Complementing Onboard Sensors with Satellite Map: A New Perspective for HD Map Construction
Wenjie Gao, Jiawei Fu, Yanqing Shen, Haodong Jing, Shitao Chen, Nanning Zheng
TL;DR
This paper tackles the limitations of onboard sensors in HD map construction, particularly long-range perception and occlusion, by introducing satellite-map fusion as a complementary data source. It presents a hierarchical fusion framework with feature-level masked cross-attention and BEV-level alignment to seamlessly integrate satellite tiles with BEV features produced from onboard sensors, enabling improved HD map semantic segmentation and instance detection. A complementary satellite map dataset for nuScenes is released to facilitate research. Across three baseline methods, the proposed fusion approach delivers substantial gains, especially in long-range scenarios, underscoring the practical value of cloud-based auxiliary maps for autonomous driving tasks.
Abstract
High-definition (HD) maps play a crucial role in autonomous driving systems. Recent methods have attempted to construct HD maps in real-time using vehicle onboard sensors. Due to the inherent limitations of onboard sensors, which include sensitivity to detection range and susceptibility to occlusion by nearby vehicles, the performance of these methods significantly declines in complex scenarios and long-range detection tasks. In this paper, we explore a new perspective that boosts HD map construction through the use of satellite maps to complement onboard sensors. We initially generate the satellite map tiles for each sample in nuScenes and release a complementary dataset for further research.
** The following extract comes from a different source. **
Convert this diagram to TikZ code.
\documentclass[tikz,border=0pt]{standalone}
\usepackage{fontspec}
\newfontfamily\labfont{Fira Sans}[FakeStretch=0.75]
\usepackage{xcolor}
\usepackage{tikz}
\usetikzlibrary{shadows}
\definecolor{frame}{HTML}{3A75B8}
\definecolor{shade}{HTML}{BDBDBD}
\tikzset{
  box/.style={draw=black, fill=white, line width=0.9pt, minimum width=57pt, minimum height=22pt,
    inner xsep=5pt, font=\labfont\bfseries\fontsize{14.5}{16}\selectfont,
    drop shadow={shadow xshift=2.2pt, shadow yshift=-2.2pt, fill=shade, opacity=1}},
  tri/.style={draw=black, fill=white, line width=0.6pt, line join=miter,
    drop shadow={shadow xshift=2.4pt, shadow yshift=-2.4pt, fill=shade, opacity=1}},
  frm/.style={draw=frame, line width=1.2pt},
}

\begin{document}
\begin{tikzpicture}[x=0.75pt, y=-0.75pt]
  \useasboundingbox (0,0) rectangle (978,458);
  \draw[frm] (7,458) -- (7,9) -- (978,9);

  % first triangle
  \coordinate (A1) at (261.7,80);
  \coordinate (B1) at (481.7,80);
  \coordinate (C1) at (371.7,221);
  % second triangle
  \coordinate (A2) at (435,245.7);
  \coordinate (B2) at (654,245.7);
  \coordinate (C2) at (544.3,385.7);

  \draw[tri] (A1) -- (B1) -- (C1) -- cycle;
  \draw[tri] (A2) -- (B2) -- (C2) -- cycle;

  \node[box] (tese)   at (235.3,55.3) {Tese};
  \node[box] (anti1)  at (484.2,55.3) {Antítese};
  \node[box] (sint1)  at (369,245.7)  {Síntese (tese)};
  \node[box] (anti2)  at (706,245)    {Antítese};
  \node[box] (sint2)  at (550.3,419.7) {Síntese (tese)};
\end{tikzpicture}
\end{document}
To enable better integration of satellite maps with existing methods, we propose a hierarchical fusion module, which includes feature-level fusion and BEV-level fusion. The feature-level fusion, composed of a mask generator and a masked cross-attention mechanism, is used to refine the features from onboard sensors. The BEV-level fusion mitigates the coordinate differences between features obtained from onboard sensors and satellite maps through an alignment module. The experimental results on the augmented nuScenes showcase the seamless integration of our module into three existing HD map construction methods. The satellite maps and our proposed module notably enhance their performance in both HD map semantic segmentation and instance detection tasks.